Utilizing Cationic Vacancies and Spontaneous Polarization on Cathode to Enhance Zinc‐Ion Storage and Inhibit Dendrite Growth in Zinc‐Ion Batteries

High energy density and intrinsic safety are the central pursuits in developing rechargeable Zinc‐ion batteries (ZIBs). The capacity and stability of nickel cobalt oxide (NCO) cathode are unsatisfactory because of its semiconductor character. Herein, we propose a built‐in electric field (BEF) approach by synergizing cationic vacancies and ferroelectric spontaneous polarization on cathode side to facilitate electron adsorption and suppress zinc dendrite growth on the anode side. Concretely, NCO with cationic vacancies was constructed to expand lattice spacing for enhanced zinc‐ion storage.
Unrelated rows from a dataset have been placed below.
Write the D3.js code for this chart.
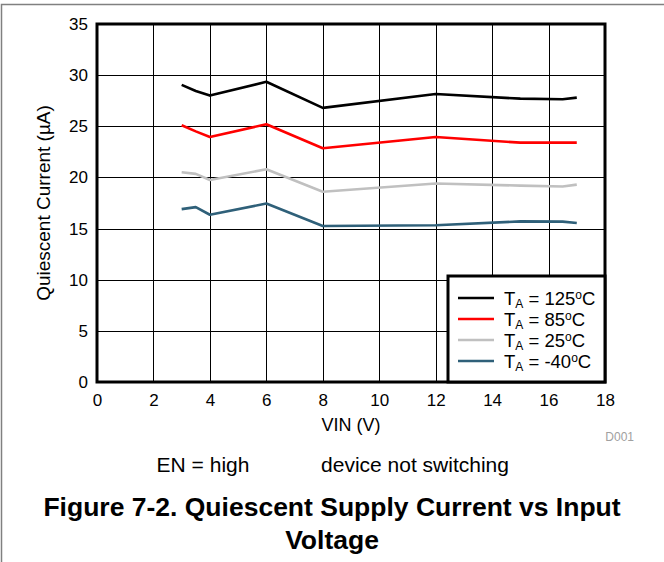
<!DOCTYPE html>
<html>
<head>
<meta charset="utf-8">
<script src="https://cdn.jsdelivr.net/npm/d3@7"></script>
<style>
  body { margin: 0; background: #fff; }
  svg { font-family: "Liberation Sans", Arial, sans-serif; }
</style>
</head>
<body>
<svg width="664" height="562"></svg>
<script>
// VIN points (V)
const vin = [3, 3.5, 4, 6, 8, 12, 15, 16.5, 17];
// quiescent current (uA) per temperature
const iq125 = [29.05, 28.45, 28.0, 29.35, 26.8, 28.15, 27.7, 27.65, 27.8];
const iq85 = [25.1, 24.5, 23.95, 25.2, 22.85, 23.95, 23.4, 23.4, 23.4];
const iq25 = [20.5, 20.35, 19.75, 20.8, 18.6, 19.4, 19.2, 19.12, 19.3];
const iqm40 = [16.9, 17.1, 16.35, 17.45, 15.25, 15.32, 15.7, 15.68, 15.55];

const seriesNames = ["125", "85", "25", "-40"];
const seriesColors = ["#000000", "#ff0000", "#c0c0c0", "#2f6079"];
const seriesData = [iq125, iq85, iq25, iqm40];

const xTicks = [0, 2, 4, 6, 8, 10, 12, 14, 16, 18];
const yTicks = [0, 5, 10, 15, 20, 25, 30, 35];

let margin = { top: 24, left: 97, right: 59, bottom: 180 },
    plotW = 664 - margin.left - margin.right,
    plotH = 562 - margin.top - margin.bottom;

const svg = d3.select("svg");

// page frame (top and left)
svg.append("path")
    .attr("d", "M1.5,562 L1.5,4.5 L664,4.5")
    .attr("fill", "none")
    .attr("stroke", "#808080")
    .attr("stroke-width", 1.5);

const g = svg.append("g")
    .attr("transform", `translate(${margin.left}, ${margin.top})`);

const x = d3.scaleLinear().domain([0, 18]).range([0, plotW]);
const y = d3.scaleLinear().domain([0, 35]).range([plotH, 0]);

// grid
g.append("g")
    .selectAll("line")
    .data(xTicks.slice(1, -1))
    .enter().append("line")
    .attr("x1", d => Math.round(x(d)) + 0.5)
    .attr("x2", d => Math.round(x(d)) + 0.5)
    .attr("y1", 0).attr("y2", plotH)
    .attr("stroke", "#000").attr("stroke-width", 1);

g.append("g")
    .selectAll("line")
    .data(yTicks.slice(1, -1))
    .enter().append("line")
    .attr("y1", d => Math.round(y(d)) + 0.5)
    .attr("y2", d => Math.round(y(d)) + 0.5)
    .attr("x1", 0).attr("x2", plotW)
    .attr("stroke", "#000").attr("stroke-width", 1);

// X ticks
const xAxisCall = d3.axisBottom(x).tickValues(xTicks).tickSize(0).tickPadding(12);
const xa = g.append("g")
    .attr("transform", `translate(0, ${plotH})`)
    .call(xAxisCall);
xa.select(".domain").remove();
xa.selectAll("text").attr("font-size", "17px").attr("fill", "#000")
    .attr("font-family", "Liberation Sans, Arial, sans-serif");

// Y ticks
const yAxisCall = d3.axisLeft(y).tickValues(yTicks).tickSize(0).tickPadding(9);
const ya = g.append("g").call(yAxisCall);
ya.select(".domain").remove();
ya.selectAll("text").attr("font-size", "17px").attr("fill", "#000")
    .attr("font-family", "Liberation Sans, Arial, sans-serif");

// lines
const line = d3.line()
    .x((d, i) => x(vin[i]))
    .y(d => y(d));

g.selectAll(".series")
    .data(seriesData)
    .enter().append("path")
    .attr("class", "series")
    .attr("d", d => line(d))
    .attr("fill", "none")
    .attr("stroke", (d, i) => seriesColors[i])
    .attr("stroke-width", 2.6)
    .attr("stroke-linejoin", "round");

// plot border
g.append("rect")
    .attr("x", 0).attr("y", 0)
    .attr("width", plotW).attr("height", plotH)
    .attr("fill", "none")
    .attr("stroke", "#000")
    .attr("stroke-width", 3);

// legend
const lg = g.append("g")
    .attr("transform", `translate(${plotW - 157}, ${plotH - 106})`);
lg.append("rect")
    .attr("width", 157).attr("height", 106)
    .attr("fill", "#fff")
    .attr("stroke", "#000")
    .attr("stroke-width", 3);

const items = lg.selectAll(".item")
    .data(seriesNames)
    .enter().append("g")
    .attr("class", "item")
    .attr("transform", (d, i) => `translate(0, ${22 + i * 21})`);

items.append("line")
    .attr("x1", 10).attr("x2", 46)
    .attr("y1", 0).attr("y2", 0)
    .attr("stroke", (d, i) => seriesColors[i])
    .attr("stroke-width", 2.6);

const lt = items.append("text")
    .attr("x", 56)
    .attr("y", 7)
    .attr("font-size", "18.5px")
    .attr("fill", "#000");
lt.append("tspan").text("T");
lt.append("tspan").text("A").attr("font-size", "12px").attr("dy", 3);
lt.append("tspan").text(" = ").attr("dy", -3);
lt.append("tspan").text(d => d);
lt.append("tspan").text("o").attr("font-size", "12px").attr("dy", -6);
lt.append("tspan").text("C").attr("dy", 6);

// X label
g.append("text")
    .attr("x", plotW / 2)
    .attr("y", plotH + 49)
    .attr("font-size", "18px")
    .attr("text-anchor", "middle")
    .text("VIN (V)");

// Y label
g.append("text")
    .attr("x", -(plotH / 2))
    .attr("y", -47)
    .attr("font-size", "19px")
    .attr("text-anchor", "middle")
    .attr("transform", "rotate(-90)")
    .text("Quiescent Current (\u00b5A)");

// code
svg.append("text")
    .attr("x", 634).attr("y", 441)
    .attr("font-size", "12px")
    .attr("text-anchor", "end")
    .attr("fill", "#a0a0a0")
    .text("D001");

// conditions
svg.append("text")
    .attr("x", 203).attr("y", 472)
    .attr("font-size", "21px")
    .attr("text-anchor", "middle")
    .text("EN = high");
svg.append("text")
    .attr("x", 415).attr("y", 472)
    .attr("font-size", "21px")
    .attr("text-anchor", "middle")
    .text("device not switching");

// caption
svg.append("text")
    .attr("x", 332).attr("y", 516)
    .attr("font-size", "26.5px")
    .attr("font-weight", "bold")
    .attr("text-anchor", "middle")
    .text("Figure 7-2. Quiescent Supply Current vs Input");
svg.append("text")
    .attr("x", 332).attr("y", 549)
    .attr("font-size", "26.5px")
    .attr("font-weight", "bold")
    .attr("text-anchor", "middle")
    .text("Voltage");
</script>
</body>
</html>
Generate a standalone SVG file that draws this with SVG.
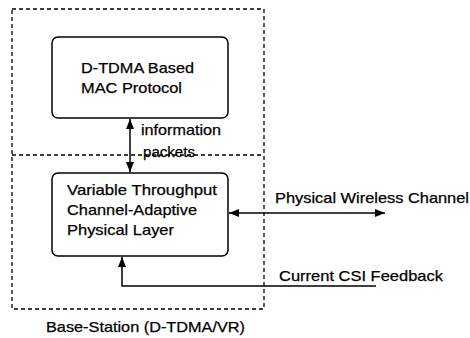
<svg xmlns="http://www.w3.org/2000/svg" width="470" height="338" viewBox="0 0 470 338">
<style>
text{font-family:"Liberation Sans",Arial,Helvetica,sans-serif;font-size:15px;fill:#000;stroke:#000;stroke-width:0.25}
.dash{fill:none;stroke:#000;stroke-width:1.3;stroke-dasharray:4 3}
.box{fill:#fff;stroke:#000;stroke-width:1.5}
.line{fill:none;stroke:#000;stroke-width:1.5}
</style>
<defs>
<marker id="ah" viewBox="0 0 10 8" refX="10" refY="4" markerWidth="10" markerHeight="8" markerUnits="userSpaceOnUse" orient="auto-start-reverse">
<path d="M0,0 L10,4 L0,8 Z" fill="#000"/>
</marker>
</defs>
<g id="basestation">
<rect class="dash" x="12" y="9" width="252" height="300"/>
<line class="dash" x1="12" y1="155" x2="264" y2="155"/>
<text x="46" y="332" textLength="199" lengthAdjust="spacingAndGlyphs">Base-Station (D-TDMA/VR)</text>
</g>
<g id="mac">
<rect class="box" x="52" y="37" width="176" height="81" rx="6"/>
<text x="81" y="73" textLength="113" lengthAdjust="spacingAndGlyphs">D-TDMA Based</text>
<text x="81" y="93" textLength="101" lengthAdjust="spacingAndGlyphs">MAC Protocol</text>
</g>
<g id="phy">
<rect class="box" x="52" y="173" width="176" height="83" rx="6"/>
<text x="67" y="195" textLength="150" lengthAdjust="spacingAndGlyphs">Variable Throughput</text>
<text x="67" y="215" textLength="130" lengthAdjust="spacingAndGlyphs">Channel-Adaptive</text>
<text x="67" y="235" textLength="107" lengthAdjust="spacingAndGlyphs">Physical Layer</text>
</g>
<g id="connectors">
<line class="line" x1="130" y1="119" x2="130" y2="172" marker-start="url(#ah)" marker-end="url(#ah)"/>
<line class="line" x1="229" y1="213" x2="385" y2="213" marker-start="url(#ah)" marker-end="url(#ah)"/>
<polyline class="line" points="376,286 122,286 122,257" marker-end="url(#ah)"/>
</g>
<g id="labels">
<text x="141" y="135" textLength="80" lengthAdjust="spacingAndGlyphs">information</text>
<text x="143" y="157" textLength="52" lengthAdjust="spacingAndGlyphs">packets</text>
<text x="275" y="203" textLength="194" lengthAdjust="spacingAndGlyphs">Physical Wireless Channel</text>
<text x="279" y="281" textLength="164" lengthAdjust="spacingAndGlyphs">Current CSI Feedback</text>
</g>
</svg>
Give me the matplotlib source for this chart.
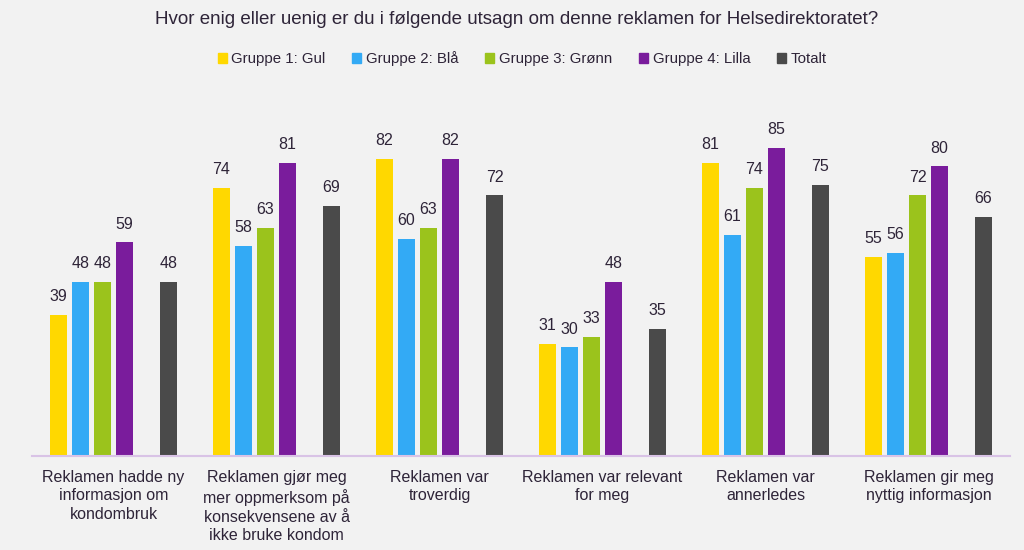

Heterojunction with BEF leads to the Heterojunction//Zn cell exhibiting a capacity of 170.3 mAh g−1 at 400 mA g−1 and delivering a competitive capacity retention of 83.3 % over 3000 cycles at 2 A g−1. We conclude the role of spontaneous polarization in suppressing zinc dendrite growth dynamics, which is conducive to developing high‐capacity and high‐safety batteries via tailoring defective materials with ferroelectric polarization on the cathode. Cationic vacancies of nickel cobalt oxide (NCOV) and a built‐in electric field (BEF) at the heterojunction cathode are introduced to boost zinc‐ion adsorption and transport in Zn‐ion batteries. The growth of zinc dendrites is inhibited by a mitigating electrolyte concentration gradient resulting from the ferroelectric spontaneous polarization field (SPF). Consequently, the NCOV/BFO heterojunction//Zn cell exhibits a comparable specific capacity and delivers a competitive capacity retention of 83.3 % over 3000 cycles.